Toddlers get a bad rap, and with the regular tantrums and liberal use of the word “no,” it’s easy to see why. But there’s a lot to appreciate during this stage, particularly as children reach emotional milestones, form deeper relationships, and develop unique personalities. Early childhood education (ECE) plays a huge role in emotional development by offering children a safe environment in which they are free to express themselves and form healthy relationships. Detailed below are a few key emotional milestones that early childhood educators observe in the toddlers with whom they work.
The most distinctive marker of becoming a toddler is the dreaded temper tantrum. Although occasional tantrums occur between one and two years of age, they are particularly common during the Terrible Twos. Toddlers may scream and cry, or merely act sullen when they don’t get their way. They may not cross over into full tantrum on all occasions, but defiance can definitely be expected, particularly when toddlers are told to do something they don’t enjoy.
Quick Changes in Emotion
Volatile by nature, toddlers can go from delighted to angry in seconds, and switch back just as quickly. Changes may be induced by a variety of factors; toddlers may get angry if a parent makes what they perceive as an unreasonable request, or may express sudden happiness upon the arrival of a favorite grandparent or sibling.
Toddlers are independent individuals. They like to do things their way, and they don’t want adults, or other children, telling them what to do. This love of independence is mainly evident when toddlers play with other children. In reality, this phenomenon cannot accurately be expressed as playing with other children, as most toddlers simply play alongside other kids. They can be reluctant to share their favorite toys with others. Because they are more independent, toddlers may demonstrate separation anxiety less frequently, although it rarely disappears altogether during this stage.

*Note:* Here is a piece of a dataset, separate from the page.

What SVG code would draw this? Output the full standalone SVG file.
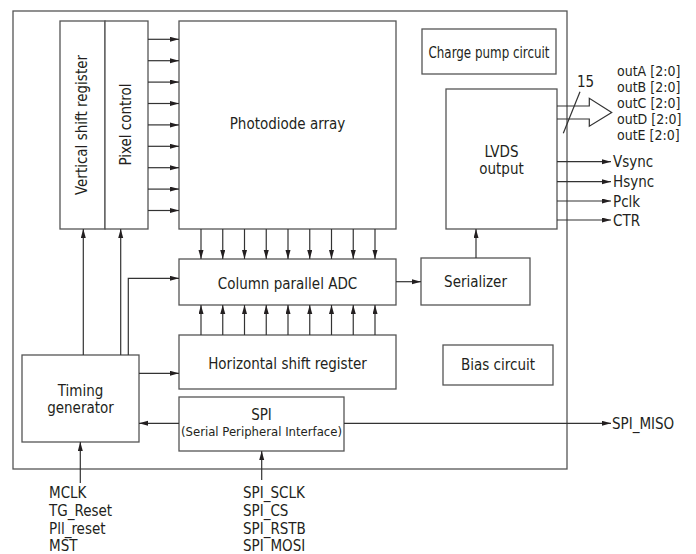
<svg xmlns="http://www.w3.org/2000/svg" width="696" height="554" viewBox="0 0 696 554">
<defs>
<marker id="ah" markerUnits="userSpaceOnUse" markerWidth="10" markerHeight="6" refX="9" refY="2.5" orient="auto">
<path d="M0,0 L9,2.5 L0,5 z" fill="#231f20"/>
</marker>
<style>
.box{fill:#fff;stroke:#555;stroke-width:1.3}
.ln{fill:none;stroke:#333;stroke-width:1.2}
.ar{fill:none;stroke:#333;stroke-width:1.2;marker-end:url(#ah)}
text{font-family:"DejaVu Sans Condensed","Liberation Sans",sans-serif;font-stretch:condensed;font-size:15px;fill:#231f20}
.c{text-anchor:middle}
.s{font-size:13px}
.o{font-size:14px}
</style>
</defs>
<rect width="696" height="554" fill="#fff"/>
<rect id="frame" x="13" y="11" width="554" height="458" fill="none" stroke="#555" stroke-width="1.3"/>

<g id="vsr"><rect class="box" x="60" y="21" width="45" height="208"/><text class="c" transform="translate(87,125) rotate(-90)">Vertical shift register</text></g>
<g id="pixel"><rect class="box" x="105" y="21" width="43" height="208"/><text class="c" transform="translate(131,124.5) rotate(-90)">Pixel control</text></g>
<g id="photodiode"><rect class="box" x="179" y="21" width="217" height="208"/><text class="c" x="287.5" y="129">Photodiode array</text></g>
<g id="chargepump"><rect class="box" x="422" y="29" width="134" height="45"/><text class="c" x="489" y="57.5" textLength="121" lengthAdjust="spacingAndGlyphs">Charge pump circuit</text></g>
<g id="lvds"><rect class="box" x="446" y="89" width="111" height="140"/><text class="c" x="501.5" y="157">LVDS</text><text class="c" x="501.5" y="174">output</text></g>
<g id="adc"><rect class="box" x="179" y="259" width="217" height="46"/><text class="c" x="287.5" y="289">Column parallel ADC</text></g>
<g id="serializer"><rect class="box" x="421" y="258" width="109" height="47"/><text class="c" x="475.5" y="286.5">Serializer</text></g>
<g id="hsr"><rect class="box" x="179" y="335" width="217" height="54"/><text class="c" x="287.5" y="369">Horizontal shift register</text></g>
<g id="bias"><rect class="box" x="443" y="345" width="110" height="40"/><text class="c" x="498" y="370">Bias circuit</text></g>
<g id="timing"><rect class="box" x="22" y="355" width="117" height="87"/><text class="c" x="80.5" y="396">Timing</text><text class="c" x="80.5" y="413">generator</text></g>
<g id="spi"><rect class="box" x="179" y="397" width="165" height="54"/><text class="c" x="261.5" y="420">SPI</text><text class="c s" x="261.5" y="436">(Serial Peripheral Interface)</text></g>

<g id="connectors">
<line class="ar" x1="148" y1="39.3" x2="179" y2="39.3"/>
<line class="ar" x1="148" y1="60.7" x2="179" y2="60.7"/>
<line class="ar" x1="148" y1="82.1" x2="179" y2="82.1"/>
<line class="ar" x1="148" y1="103.5" x2="179" y2="103.5"/>
<line class="ar" x1="148" y1="124.9" x2="179" y2="124.9"/>
<line class="ar" x1="148" y1="146.3" x2="179" y2="146.3"/>
<line class="ar" x1="148" y1="167.7" x2="179" y2="167.7"/>
<line class="ar" x1="148" y1="189.1" x2="179" y2="189.1"/>
<line class="ar" x1="148" y1="210.5" x2="179" y2="210.5"/>

<line class="ar" x1="201" y1="229" x2="201" y2="259"/>
<line class="ar" x1="222.75" y1="229" x2="222.75" y2="259"/>
<line class="ar" x1="244.5" y1="229" x2="244.5" y2="259"/>
<line class="ar" x1="266.25" y1="229" x2="266.25" y2="259"/>
<line class="ar" x1="288" y1="229" x2="288" y2="259"/>
<line class="ar" x1="309.75" y1="229" x2="309.75" y2="259"/>
<line class="ar" x1="331.5" y1="229" x2="331.5" y2="259"/>
<line class="ar" x1="353.25" y1="229" x2="353.25" y2="259"/>
<line class="ar" x1="375" y1="229" x2="375" y2="259"/>

<line class="ar" x1="201" y1="335" x2="201" y2="305"/>
<line class="ar" x1="222.75" y1="335" x2="222.75" y2="305"/>
<line class="ar" x1="244.5" y1="335" x2="244.5" y2="305"/>
<line class="ar" x1="266.25" y1="335" x2="266.25" y2="305"/>
<line class="ar" x1="288" y1="335" x2="288" y2="305"/>
<line class="ar" x1="309.75" y1="335" x2="309.75" y2="305"/>
<line class="ar" x1="331.5" y1="335" x2="331.5" y2="305"/>
<line class="ar" x1="353.25" y1="335" x2="353.25" y2="305"/>
<line class="ar" x1="375" y1="335" x2="375" y2="305"/>

<line class="ar" x1="83.3" y1="355" x2="83.3" y2="229"/>
<line class="ar" x1="120.7" y1="355" x2="120.7" y2="229"/>
<path class="ar" d="M128.3,355V278.3H179"/>
<line class="ar" x1="139" y1="373.3" x2="179" y2="373.3"/>
<line class="ar" x1="179" y1="423.3" x2="139" y2="423.3"/>
<line class="ar" x1="344" y1="423.3" x2="611" y2="423.3"/>
<line class="ar" x1="80.3" y1="483" x2="80.3" y2="442"/>
<line class="ar" x1="261.7" y1="480" x2="261.7" y2="451"/>
<line class="ar" x1="396" y1="281.7" x2="421" y2="281.7"/>
<line class="ar" x1="476" y1="258" x2="476" y2="229"/>
<line class="ar" x1="557" y1="161.7" x2="611" y2="161.7"/>
<line class="ar" x1="557" y1="181.7" x2="611" y2="181.7"/>
<line class="ar" x1="557" y1="201" x2="611" y2="201"/>
<line class="ar" x1="557" y1="220" x2="611" y2="220"/>
<path class="ln" d="M557,106H589.3V98.3L611.7,112.5L589.3,126.3V119H557"/>
<line class="ln" x1="563.3" y1="133.3" x2="580" y2="91.7"/>
</g>

<g id="labels">
<text x="577" y="87">15</text>
<text class="o" x="617" y="76">outA [2:0]</text>
<text class="o" x="617" y="92">outB [2:0]</text>
<text class="o" x="617" y="108">outC [2:0]</text>
<text class="o" x="617" y="124">outD [2:0]</text>
<text class="o" x="617" y="140">outE [2:0]</text>
<text x="613" y="167">Vsync</text>
<text x="613" y="187">Hsync</text>
<text x="613" y="206.5">Pclk</text>
<text x="613" y="225.5">CTR</text>
<text x="612" y="429">SPI_MISO</text>
<text x="49" y="498">MCLK</text>
<text x="49" y="516">TG_Reset</text>
<text x="49" y="534">Pll_reset</text>
<text x="49" y="551">MST</text>
<text x="243" y="498">SPI_SCLK</text>
<text x="243" y="516">SPI_CS</text>
<text x="243" y="534">SPI_RSTB</text>
<text x="243" y="551">SPI_MOSI</text>
</g>
</svg>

Some Beginning Signs of Cooperation
Although toddlers mainly want to play on their own, they do occasionally cooperate with other children, particularly if they are regularly exposed to younger or older siblings. Cooperation becomes more common as children approach three years of age, when they may begin to participate more willingly in simple games.
As toddlers near three years old, copying plays a larger and larger role in their language and behavior. They are particularly inclined to emulate parents, grandparents, teachers and older siblings, although some may occasionally copy younger children. Because children in this age group are so inclined towards mimicry, parents and teachers must pay more attention to seemingly innocuous everyday language or habits, or they may encounter behaviors they’d rather not see in their children.
Toddlers can be defiant at times, but they’re also full of personality. Failure to meet certain milestones is not necessarily cause for alarm, as simple shyness can make them seem like they’re further behind than they actually are. However, an awareness of common emotional milestones is important, especially as children begin to spend more time with one another in preschool and playgroups.
Early childhood educators play a critical role in monitoring toddlers’ emotional development and catching mental health issues early on. As experts at Psych Central point out, toddlers can suffer from depression or other mental health problems. The sooner these issues are caught and treated, the less lasting damage they’ll cause. Toddlers’ experiences can shape the children and young adults they become, so the role of emotional development and support cannot be understated.